Kevin Kline has established himself as one of the finest actors of his generation, with a much-respected career in both theater and film. He has won two Tony awards, for On the Twentieth Century and The Pirates of Penzance, as well as an Oscar, for A Fish Called Wanda. The latter role illustrates his ability to move between comedy and drama with ease, and, indeed, his performance remains one of the few comedic turns ever to win an Academy Award. In his latest film, The Extra Man, he plays a fallen New York aristocrat who scrapes by providing "companionship" to wealthy older women. He spoke at length about the film during a recent interview with the press.

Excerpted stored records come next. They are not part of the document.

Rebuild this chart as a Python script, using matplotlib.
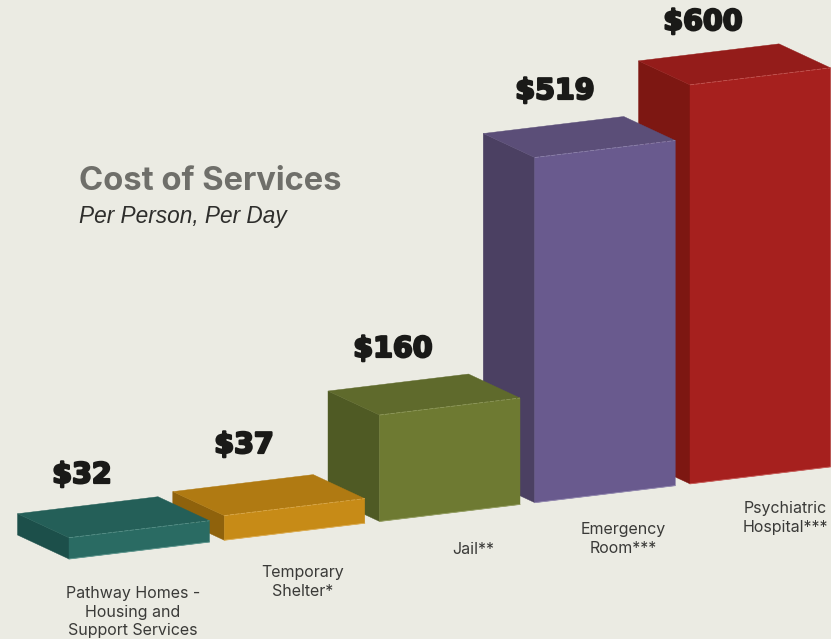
import matplotlib
matplotlib.use('Agg')
import matplotlib.pyplot as plt
from matplotlib.patches import Polygon
import matplotlib.patheffects as pe

# data
categories = ["Pathway Homes -\nHousing and\nSupport Services", "Temporary\nShelter*", "Jail**",
              "Emergency\nRoom***", "Psychiatric\nHospital***"]
values = [32, 37, 160, 519, 600]
value_labels = ["$32", "$37", "$160", "$519", "$600"]

# front, top, side colours per bar
front_colors = ["#2A6B63", "#C78B17", "#6E7A32", "#695A8E", "#A6201E"]
top_colors = ["#245F58", "#B07A12", "#5F6A2C", "#5B4E78", "#941C1A"]
side_colors = ["#1C4F4A", "#8F620C", "#4F5A24", "#4B4062", "#7D1712"]
edge_colors = ["#5E968E", "#DDAE55", "#949E62", "#9389B0", "#C9605C"]

BG = "#EBEBE3"
px_per_dollar = 0.665
slot_step = 1.105


def project(u, depth, dollars):
    # oblique projection: u along the bar row, depth going back, dollars going up
    x = 69 + 140.5 * u - 51.5 * depth
    y = 559 - 17 * u - 24 * depth - dollars * px_per_dollar
    return (x, y)


fig = plt.figure(figsize=(8.31, 6.39), dpi=100, facecolor=BG)
ax = fig.add_axes([0, 0, 1, 1])
ax.set_xlim(0, 831)
ax.set_ylim(639, 0)
ax.axis('off')

# right to left, nearer bars cover the ones behind them
for i in range(len(values) - 1, -1, -1):
    u0 = i * slot_step
    u1 = u0 + 1
    v = values[i]
    side = [project(u0, 0, 0), project(u0, 1, 0), project(u0, 1, v), project(u0, 0, v)]
    top = [project(u0, 0, v), project(u0, 1, v), project(u1, 1, v), project(u1, 0, v)]
    front = [project(u0, 0, 0), project(u1, 0, 0), project(u1, 0, v), project(u0, 0, v)]
    ax.add_patch(Polygon(side, closed=True, fc=side_colors[i], ec=side_colors[i], lw=0.3, zorder=10 - i))
    ax.add_patch(Polygon(top, closed=True, fc=top_colors[i], ec=top_colors[i], lw=0.3, zorder=10 - i))
    ax.add_patch(Polygon(front, closed=True, fc=front_colors[i], ec=front_colors[i], lw=0.3, zorder=10 - i))
    # thin light seams on the box edges
    ax.plot(*zip(project(u0, 0, v), project(u1, 0, v)), color=edge_colors[i], lw=0.5, ls=(0, (6, 2)), zorder=10 - i)
    ax.plot(*zip(project(u0, 0, 0), project(u1, 0, 0)), color=edge_colors[i], lw=0.6, zorder=10 - i)

# value labels
label_pos = [(82, 475), (244, 445), (393, 349), (555, 91), (703, 22)]
for (x, y), s in zip(label_pos, value_labels):
    ax.text(x, y, s, ha='center', va='center', fontsize=20.5, fontweight='bold', family='DejaVu Sans',
            color='#1A1A18', path_effects=[pe.withStroke(linewidth=1.6, foreground='#1A1A18')], zorder=20)

# category labels
cat_pos = [(133, 612), (303, 582), (473, 550), (623, 539), (785, 518)]
for (x, y), s in zip(cat_pos, categories):
    ax.text(x, y, s, ha='center', va='center', ma='center', fontsize=11.5, family='Inter',
            color='#3A3A38', linespacing=1.33, zorder=20)

ax.text(79, 181, "Cost of Services", ha='left', va='center', fontsize=23.5, fontweight='bold', family='Inter',
        color='#6F6F6A', zorder=20)
ax.text(79, 216, "Per Person, Per Day", ha='left', va='center', fontsize=16.3, style='italic',
        family='Liberation Sans', color='#2E2E2C', zorder=20)

fig.savefig('out.png', dpi=100, facecolor=BG)
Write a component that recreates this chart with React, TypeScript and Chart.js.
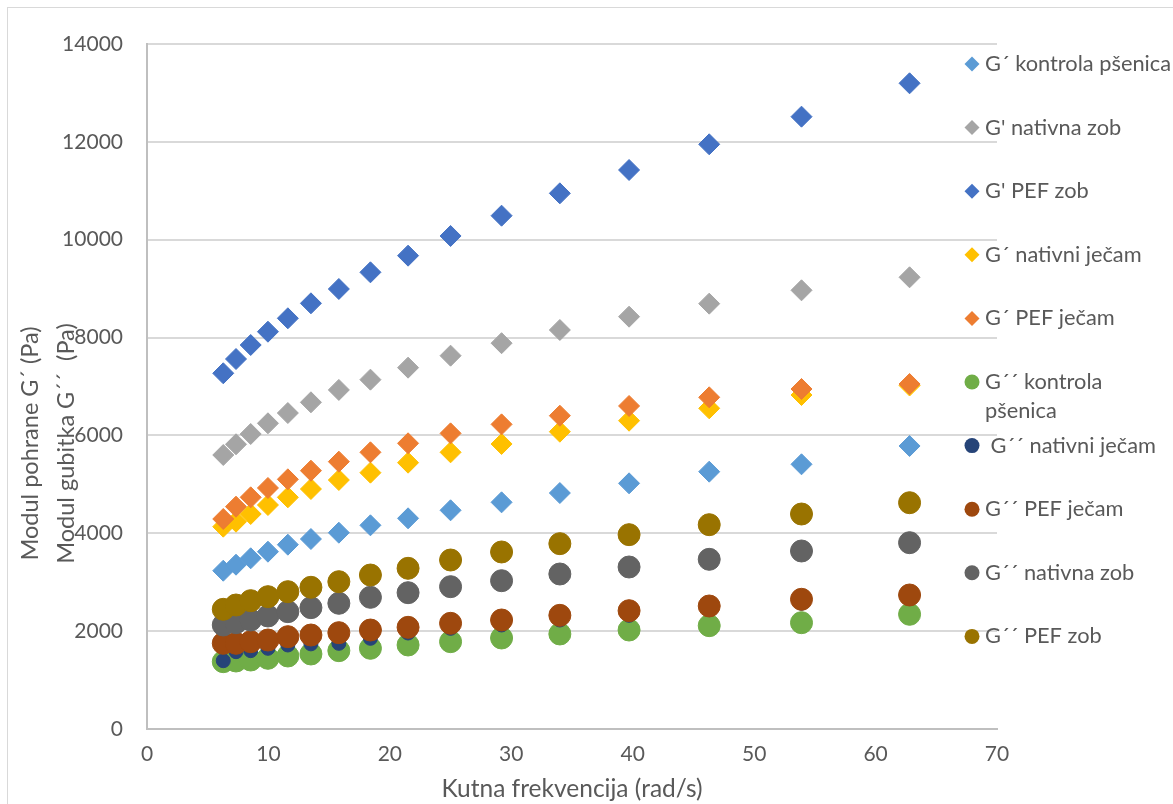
import React, { useEffect, useRef } from "react";
import { Chart, registerables } from "chart.js";

Chart.register(...registerables);

// Angular frequency (rad/s)
const frequencies = [6.28, 7.33, 8.54, 9.96, 11.6, 13.5, 15.8, 18.4, 21.5, 25.0, 29.2, 34.0, 39.7, 46.3, 53.9, 62.8];

// Storage modulus G´ (Pa)
const gPrimeKontrolaPsenica = [3235, 3358, 3489, 3624, 3767, 3883, 4012, 4163, 4306, 4470, 4633, 4823, 5021, 5259, 5410, 5784];
const gPrimeNativnaZob = [5600, 5819, 6029, 6248, 6458, 6677, 6930, 7140, 7385, 7630, 7885, 8155, 8427, 8693, 8966, 9232];
const gPrimePefZob = [7270, 7562, 7848, 8120, 8394, 8700, 8993, 9334, 9674, 10076, 10491, 10948, 11425, 11950, 12515, 13197];
const gPrimeNativniJecam = [4135, 4237, 4394, 4578, 4735, 4905, 5089, 5239, 5443, 5655, 5825, 6076, 6301, 6554, 6826, 7020];
const gPrimePefJecam = [4292, 4544, 4735, 4926, 5103, 5280, 5464, 5655, 5839, 6042, 6226, 6403, 6602, 6779, 6949, 7051];

// Loss modulus G´´ (Pa)
const gDoubleKontrolaPsenica = [1376, 1390, 1410, 1445, 1492, 1533, 1601, 1649, 1717, 1785, 1860, 1942, 2023, 2112, 2173, 2344];
const gDoubleNativniJecam = [1396, 1580, 1601, 1649, 1717, 1740, 1751, 1853, 1962, 2057, 2126, 2228, 2323, 2440, 2570, 2670];
const gDoublePefJecam = [1751, 1751, 1785, 1819, 1887, 1921, 1969, 2023, 2078, 2160, 2228, 2323, 2418, 2514, 2651, 2739];
const gDoubleNativnaZob = [2126, 2173, 2228, 2310, 2398, 2480, 2569, 2691, 2786, 2909, 3031, 3168, 3311, 3468, 3638, 3808];
const gDoublePefZob = [2446, 2534, 2623, 2705, 2807, 2896, 3011, 3147, 3284, 3454, 3618, 3788, 3972, 4176, 4394, 4625];

const seriesValues = [
  gPrimeKontrolaPsenica,
  gPrimeNativnaZob,
  gPrimePefZob,
  gPrimeNativniJecam,
  gPrimePefJecam,
  gDoubleKontrolaPsenica,
  gDoubleNativniJecam,
  gDoublePefJecam,
  gDoubleNativnaZob,
  gDoublePefZob,
];

const seriesLabels: string[][] = [
  ["G´ kontrola pšenica"],
  ["G' nativna zob"],
  ["G' PEF zob"],
  ["G´ nativni ječam"],
  ["G´ PEF ječam"],
  ["G´´ kontrola", "pšenica"],
  [" G´´ nativni ječam"],
  ["G´´ PEF ječam"],
  ["G´´ nativna zob"],
  ["G´´ PEF zob"],
];

const seriesColors = [
  "#5B9BD5",
  "#A5A5A5",
  "#4472C4",
  "#FFC000",
  "#ED7D31",
  "#70AD47",
  "#264478",
  "#9E480E",
  "#636363",
  "#997300",
];

const seriesShapes = ["rectRot", "rectRot", "rectRot", "rectRot", "rectRot", "circle", "circle", "circle", "circle", "circle"];
const seriesRadius = [10.5, 10.5, 10.5, 10.5, 10.5, 11, 7, 11, 11, 11];

const xTicks = [0, 10, 20, 30, 40, 50, 60, 70];
const yTicks = [0, 2000, 4000, 6000, 8000, 10000, 12000, 14000];

const xTitle = "Kutna frekvencija (rad/s)";
const yTitles = ["Modul pohrane G´ (Pa)", "Modul gubitka G´´  (Pa)"];

const FONT = "Lato";
const TEXT = "#595959";

export default function App() {
  const ref = useRef<HTMLCanvasElement | null>(null);

  useEffect(() => {
    if (!ref.current) return;

    const yTitlePlugin = {
      id: "yTitles",
      afterDraw(chart: any) {
        const ctx = chart.ctx;
        const cy = (chart.chartArea.top + chart.chartArea.bottom) / 2 + 57;
        const xs = [30, 66];
        ctx.save();
        ctx.fillStyle = TEXT;
        ctx.font = `23.5px ${FONT}`;
        ctx.textAlign = "center";
        ctx.textBaseline = "middle";
        yTitles.forEach((t, i) => {
          ctx.save();
          ctx.translate(xs[i], cy);
          ctx.rotate(-Math.PI / 2);
          ctx.fillText(t, 0, 0);
          ctx.restore();
        });
        ctx.restore();
      },
    };

    const legendPlugin = {
      id: "sideLegend",
      afterDraw(chart: any) {
        const ctx = chart.ctx;
        const markerX = chart.chartArea.right - 25;
        const textX = markerX + 13;
        const top = chart.chartArea.top + 20;
        const step = 63.6;
        ctx.save();
        ctx.font = `21.8px ${FONT}`;
        ctx.textAlign = "left";
        ctx.textBaseline = "middle";
        seriesLabels.forEach((lines, i) => {
          const y = top + i * step;
          ctx.fillStyle = seriesColors[i];
          ctx.beginPath();
          const r = 7.5;
          if (seriesShapes[i] === "circle") {
            ctx.arc(markerX, y, r, 0, Math.PI * 2);
          } else {
            ctx.moveTo(markerX - r, y);
            ctx.lineTo(markerX, y - r);
            ctx.lineTo(markerX + r, y);
            ctx.lineTo(markerX, y + r);
            ctx.closePath();
          }
          ctx.fill();
          ctx.fillStyle = TEXT;
          lines.forEach((ln, j) => {
            ctx.fillText(ln, textX, y + j * 29);
          });
        });
        ctx.restore();
      },
    };

    const datasets = seriesValues.map((vals, i) => ({
      label: seriesLabels[i].join(" "),
      data: vals.map((v, k) => ({ x: frequencies[k], y: v })),
      pointStyle: seriesShapes[i] as any,
      pointRadius: seriesRadius[i],
      pointBackgroundColor: seriesColors[i],
      pointBorderColor: seriesColors[i],
      pointBorderWidth: 1,
      backgroundColor: seriesColors[i],
      borderColor: seriesColors[i],
      showLine: false,
      order: -i,
    }));

    const chart = new Chart(ref.current, {
      type: "scatter",
      data: { datasets },
      options: {
        animation: false,
        responsive: false,
        events: [],
        layout: { padding: { left: 0, right: 176, top: 44, bottom: 0 } },
        plugins: {
          legend: { display: false },
          tooltip: { enabled: false },
        },
        scales: {
          x: {
            type: "linear",
            min: 0,
            max: 70,
            afterBuildTicks: (scale: any) => {
              scale.ticks = xTicks.map((v) => ({ value: v }));
            },
            afterFit: (scale: any) => {
              scale.height = 75;
            },
            ticks: {
              color: TEXT,
              font: { family: FONT, size: 21 },
              padding: 13,
              maxRotation: 0,
            },
            grid: { display: false, drawTicks: false },
            border: { display: true, color: "#BFBFBF", width: 2 },
            title: {
              display: true,
              text: xTitle,
              color: TEXT,
              font: { family: FONT, size: 24.5 },
              padding: { top: 0, bottom: 0 },
            },
          },
          y: {
            type: "linear",
            min: 0,
            max: 14000,
            afterBuildTicks: (scale: any) => {
              scale.ticks = yTicks.map((v) => ({ value: v }));
            },
            afterFit: (scale: any) => {
              scale.width = 147;
            },
            ticks: {
              color: TEXT,
              font: { family: FONT, size: 21 },
              padding: 24,
              callback: (v: any) => String(v),
            },
            grid: { color: "#D9D9D9", lineWidth: 2, drawTicks: false },
            border: { display: true, color: "#BFBFBF", width: 2 },
          },
        },
      },
      plugins: [yTitlePlugin, legendPlugin],
    });

    return () => chart.destroy();
  }, []);

  return (
    <div
      style={{
        position: "fixed",
        left: 0,
        top: 0,
        width: 1173,
        height: 804,
        overflow: "hidden",
        background: "#ffffff",
      }}
    >
      <div
        style={{
          position: "absolute",
          left: 7,
          top: 7,
          width: 2000,
          height: 2000,
          border: "1px solid #D9D9D9",
        }}
      />
      <canvas ref={ref} width={1173} height={804} style={{ position: "absolute", left: 0, top: 0 }} />
    </div>
  );
}
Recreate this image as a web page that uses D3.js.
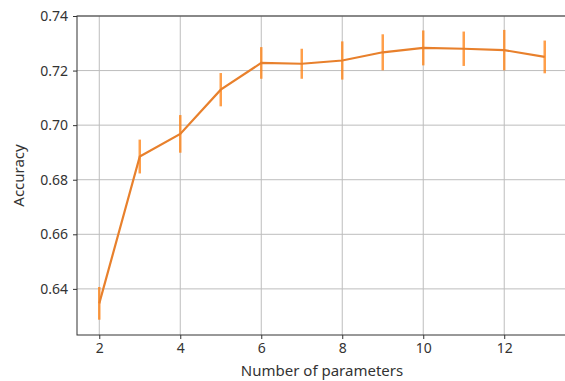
<!DOCTYPE html>
<html>
<head>
<meta charset="utf-8">
<script src="https://cdn.jsdelivr.net/npm/d3@7"></script>
<style>
  body { margin: 0; background: #fff; }
  svg { font-family: "Noto Sans", sans-serif; }
</style>
</head>
<body>
<svg id="chart"></svg>
<script>
// values
const nParams = [2, 3, 4, 5, 6, 7, 8, 9, 10, 11, 12, 13];
const accuracy = [0.6347, 0.6885, 0.6968, 0.7130, 0.7228, 0.7225, 0.7237, 0.7267, 0.7283, 0.7280, 0.7275, 0.7250];
const accErr = [0.0060, 0.0062, 0.0069, 0.0061, 0.0058, 0.0055, 0.0070, 0.0066, 0.0064, 0.0063, 0.0074, 0.0060];
const xTicks = [2, 4, 6, 8, 10, 12];
const yTicks = [0.64, 0.66, 0.68, 0.70, 0.72, 0.74];

const width = 565, height = 381;
const margin = { top: 16, right: -2, bottom: 46, left: 77 };
const font = '"Noto Sans", sans-serif';

const svg = d3.select('#chart').attr('width', width).attr('height', height);

const x = d3.scaleLinear().domain([1.45, 13.55]).range([margin.left, width - margin.right]);
const y = d3.scaleLinear().domain([0.6231, 0.74]).range([height - margin.bottom, margin.top]);

// grid
svg.append('g').selectAll('line').data(xTicks).join('line')
  .attr('x1', d => x(d)).attr('x2', d => x(d))
  .attr('y1', y.range()[0]).attr('y2', y.range()[1])
  .attr('stroke', '#bdbdbd').attr('stroke-width', 1);
svg.append('g').selectAll('line').data(yTicks).join('line')
  .attr('x1', x.range()[0]).attr('x2', x.range()[1])
  .attr('y1', d => y(d)).attr('y2', d => y(d))
  .attr('stroke', '#bdbdbd').attr('stroke-width', 1);

// axes
const xAxis = svg.append('g')
  .attr('transform', `translate(0,${height - margin.bottom})`)
  .call(d3.axisBottom(x).tickValues(xTicks).tickSize(4).tickPadding(4).tickFormat(d3.format('d')));
const yAxis = svg.append('g')
  .attr('transform', `translate(${margin.left},0)`)
  .call(d3.axisLeft(y).tickValues(yTicks).tickSize(4).tickPadding(5).tickFormat(d3.format('.2f')));

[xAxis, yAxis].forEach(a => {
  a.select('.domain').remove();
  a.selectAll('.tick line').attr('stroke', '#333');
  a.selectAll('.tick text').attr('fill', '#333').style('font-size', '14px')
    .style('font-family', font);
});

// spines
svg.append('rect')
  .attr('x', x.range()[0]).attr('y', y.range()[1])
  .attr('width', x.range()[1] - x.range()[0])
  .attr('height', y.range()[0] - y.range()[1])
  .attr('fill', 'none').attr('stroke', '#333').attr('stroke-width', 1);

// error bars
svg.append('g').selectAll('line').data(nParams).join('line')
  .attr('x1', d => x(d)).attr('x2', d => x(d))
  .attr('y1', (d, i) => y(accuracy[i] - accErr[i]))
  .attr('y2', (d, i) => y(accuracy[i] + accErr[i]))
  .attr('stroke', '#ff7f0e').attr('stroke-opacity', 0.75).attr('stroke-width', 2.5);

// mean line
const line = d3.line().x(d => x(d[0])).y(d => y(d[1]));
svg.append('path')
  .datum(nParams.map((d, i) => [d, accuracy[i]]))
  .attr('fill', 'none').attr('stroke', '#e8802c').attr('stroke-width', 2.2)
  .attr('d', line);

// labels
svg.append('text')
  .attr('x', 322).attr('y', 376)
  .attr('text-anchor', 'middle').attr('fill', '#333').style('font-size', '15px')
  .text('Number of parameters');
svg.append('text')
  .attr('transform', `translate(24,${(y.range()[0] + y.range()[1]) / 2}) rotate(-90)`)
  .attr('text-anchor', 'middle').attr('fill', '#333').style('font-size', '15px')
  .text('Accuracy');
</script>
</body>
</html>
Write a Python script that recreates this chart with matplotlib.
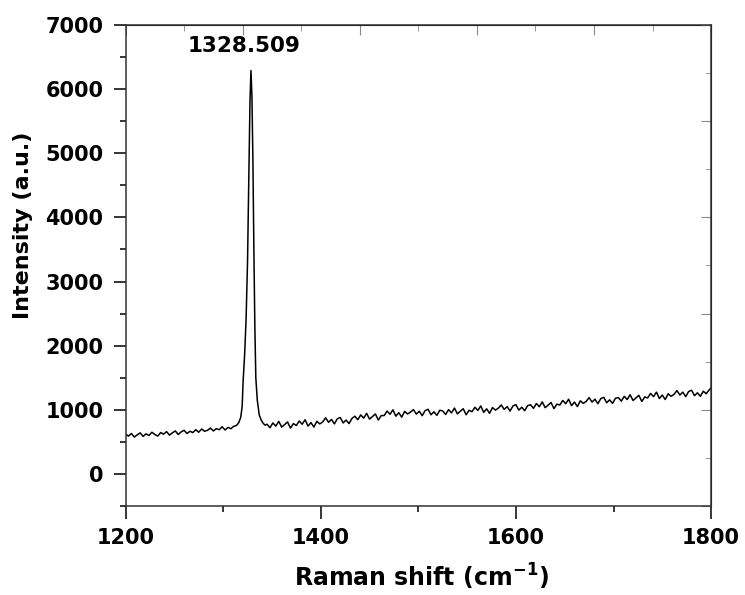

Q: Would this film be any different if it weren't set in New York?
A: It's very New York, with all it has to offer culturally. My character is literally
feeding on that, on art openings and galleries and museums. All these
social events that are very specific to New York. I don't know if he
cold exist in L.A., for example, though there are extra men in L.A. and
Florida. When we played the Sarasota Film Festival, so many people came
up and said, "You're in an extra-man city!" There are so many wealthy
widows and retirees in Florida, and they all need a male friend.
Q: So what was the attraction of the role for you?
A: I knew on page two that I wanted to play this character. The word
"delight" kept coming up. It just delighted me, and tickled me, and made
me laugh out loud. I found his voice so original, even though you can
compare him to other eccentric characters in literature and film. He was
just so outrageous, and flamboyant, and extravagant, and
contradictory, and complicated, and funny.
Q: Do you know
anyone like him?
A: I'm sure I've met them, but didn't
necessarily know what they did. Working in the theater in New York, one
can meet flamboyant men-about-town. Bons vivants. But I didn't base him
on anyone in particular. I just took him from the novel and from the
screenplay.
Q: Do you miss the camaraderie of the theater when
you do a film? That familial bond of a small group of performers trying
to make it work?
A: Actually, there can be familial
bonding on a film as well, and that phenomenon can get trying in the
long run in theater, especially if you're in a theater company, which I
was, for four years. The family can get dysfunctional as time goes on.
People say that an ensemble takes years to develop, but you
can have an instant ensemble if everyone is -- and I hate the expression --
on the same page, in terms of the project you're working on. You're all
in the trenches together, and it can be very intimate.
Q: How
about the dancing you did in the film? How did you develop that?
A:
In the book, he dances in a much more -- sort of a fox-trot movement. He
says, "I try to move whatever I think is rotting." We kind of took that
to the next step, where everything is rotting. I'm moving pretty much
everything. A brilliant choreographer and an old friend named Patricia
Birch was brought in, and we tried different things with her. Finally
she said, "Why don't you try that goofy modern dance, that Martha Graham-meets-Frankenstein dance, and just do your own thing?" It was pretty
free-form and much longer. It was about a five-minute dance, and they
just took a little piece of it.
Q: Even at the end, we don't
fully understand this character. Do you have to understand him in order
to play him?
A: That's a very good question, and the answer
is no. He is a mysterious character; he's full of contradictions.
There's a side of him that's very theatrical, as if he's playing a role.
Part of that is wanting a mystique and being mysterious, and part of it
is that there's things he doesn't want to talk about. That's part of
his charm. If you understand the pathology of a character, it's not
necessarily dramatic or funny or interesting. Also, you've explained it
all away.
Q: How do you create that feeling of an age gone by --
this notion of living in an older time, while the rest of the world has
moved on?
A: With the character. I think the character is
quite aware that it's moved on and finds it vulgar. Shameful and common
and without style. His response to that is to live in the past, to
create his own past. He's a guy who lives in his own world. He's Don
Quixote, in a way. They're just windmills, but, to him, they're giants who
need to be conquered. That ability to delude yourself into making the
world a more beautiful place than it is -- and to scorn those parts which
aren't up to your standards -- is very critical.
Q: Are
there any unique challenges to approaching comedy that you wouldn't find
in a more serious role?
A: I remember Richard Attenborough
said something once. I did a film with him and I went off afterward to
do A Fish Called Wanda. He said, "Comedy is so difficult because
it's so binary." It's either funny or it isn't. With comedy, sort of
funny doesn't work. You've got to thread the needle and get it right.